Victor Frankenstein’s Unhallowed Arts
Mary Shelley’s novel shares many similarities with Samuel Taylor Coleridge’s poem, “The Rime of the Ancient Mariner,” including the possible reading of her work being an allegory for the consequences of tampering with nature (which was the theme of my last post about Coleridge). Though, whereas “the Rime” can be interpreted as a lesson on the values of wildlife preservation, Frankenstein seems to focus more on what happens when humans try to play God.
The novel tells the story of a young scientist who is insatiably curious about the nature of life, “It was the secrets of heaven and earth that I desired to learn; and whether it was the outward substance of things or the inner spirit of nature and the mysterious soul of man that occupied me, still my inquiries were directed to the metaphysical, or in its highest sense, the physical secrets of the world” (Shelley 23). When he enrolls in college he quickly makes a name for himself as the most intense and motivated among all of his peers, spending nearly every waking hour (and even many of the hours in which he should be sleeping) devoted to his studies. His ultimate goal seems to be to put himself at the forefront of scientific discovery and innovation; “I will pioneer a new way, explore unknown powers, and unfold to the world the deepest memories of creation” (33). And what better way to do so than to discover the cause of generation of life? or, even better, to learn how to do it oneself? But when Frankenstein finally succeeds in doing this, he almost immediately regrets it. He is horrified by his creation and rather than immediately trying to exterminate it, he runs away and hides from it until it leaves his home and slinks off into the darkness. Frankenstein is relieved that it is gone and doesn’t hear anything of it until several months later, when he is notified that his brother William has been murdered and his nanny, Justine, has been accused of committing the crime. After seeing the monster near the site of the murder, Frankenstein realizes that it was the creature that had actually killed him, but remains silent knowing that no one would believe him, and as a result, Justine is executed. Thus, Frankenstein, in his quest for knowledge of (as well as power over) nature has unwittingly created a monster and karma seems to be getting back at him for it.
Shelley herself has said that much of her inspiration for the novel came from conversations she had overheard between her husband Percy Shelley and Lord Byron during the “haunted summer” of 1816; “They talked of Dr. Darwin…who preserved a piece of vermicelli in a glass case till by some extraordinary means it began to move with voluntary motion…Not thus, after all, would life be given.
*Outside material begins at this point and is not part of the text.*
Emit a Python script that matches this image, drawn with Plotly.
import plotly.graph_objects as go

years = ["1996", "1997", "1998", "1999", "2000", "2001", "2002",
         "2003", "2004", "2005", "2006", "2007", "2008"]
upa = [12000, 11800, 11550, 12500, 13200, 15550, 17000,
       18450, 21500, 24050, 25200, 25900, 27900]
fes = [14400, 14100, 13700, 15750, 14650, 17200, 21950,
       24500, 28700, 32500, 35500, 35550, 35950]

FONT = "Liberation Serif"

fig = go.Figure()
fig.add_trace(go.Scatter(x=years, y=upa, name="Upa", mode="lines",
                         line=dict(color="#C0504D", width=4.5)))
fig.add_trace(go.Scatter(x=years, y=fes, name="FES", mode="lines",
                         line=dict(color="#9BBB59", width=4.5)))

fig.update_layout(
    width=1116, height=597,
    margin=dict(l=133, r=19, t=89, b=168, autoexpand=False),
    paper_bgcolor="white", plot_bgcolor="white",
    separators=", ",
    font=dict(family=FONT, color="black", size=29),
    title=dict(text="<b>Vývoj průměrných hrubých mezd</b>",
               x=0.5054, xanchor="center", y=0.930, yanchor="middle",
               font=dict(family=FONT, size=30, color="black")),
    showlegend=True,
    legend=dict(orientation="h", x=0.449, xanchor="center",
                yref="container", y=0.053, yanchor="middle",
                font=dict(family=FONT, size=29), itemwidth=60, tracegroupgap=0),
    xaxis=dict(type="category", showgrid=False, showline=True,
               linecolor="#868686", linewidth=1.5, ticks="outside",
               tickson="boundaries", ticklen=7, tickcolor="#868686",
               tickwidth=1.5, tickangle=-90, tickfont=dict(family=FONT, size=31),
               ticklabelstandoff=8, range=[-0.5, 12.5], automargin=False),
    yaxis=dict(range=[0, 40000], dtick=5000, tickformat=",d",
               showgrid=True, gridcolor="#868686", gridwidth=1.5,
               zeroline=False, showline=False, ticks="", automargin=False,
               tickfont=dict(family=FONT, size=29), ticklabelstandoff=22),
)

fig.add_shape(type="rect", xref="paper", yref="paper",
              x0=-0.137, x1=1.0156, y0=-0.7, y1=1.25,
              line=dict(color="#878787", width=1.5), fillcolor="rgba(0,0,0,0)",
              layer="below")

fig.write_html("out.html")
Perhaps a corpse would be reanimated; galvanism had given token of such things” (xxiv). Though these types of things were mostly theoretical at the time and centuries away from Dolly the sheep, stem-cell research, etc. it’s obvious that at this point people were already starting to experiment with and theorize about tampering with life. Shelley doesn’t go into too much detail in her introduction about whether or not she thought it was a good or a bad idea, but given that it pushed her to write Frankenstein, it may be safe to say that she was at least wary of the idea, and maybe even that the novel, which in its embryonic stage was merely a story meant to frighten her friends in an Alpine cabin, when fleshed out to full novel form, is also a cautionary tale on the consequences of playing God. It’s no coincidence that Frankenstein’s creation, which is “more hideous than belongs to humanity” (59) would result in the deaths of those closest to him. It’s the punishment Shelley thinks he deserves for his ”unhallowed arts” (71).
Shelley, Mary Wollstonecraft, 1797-1851. Frankenstein. New York: Signet Classic, 2000. Print.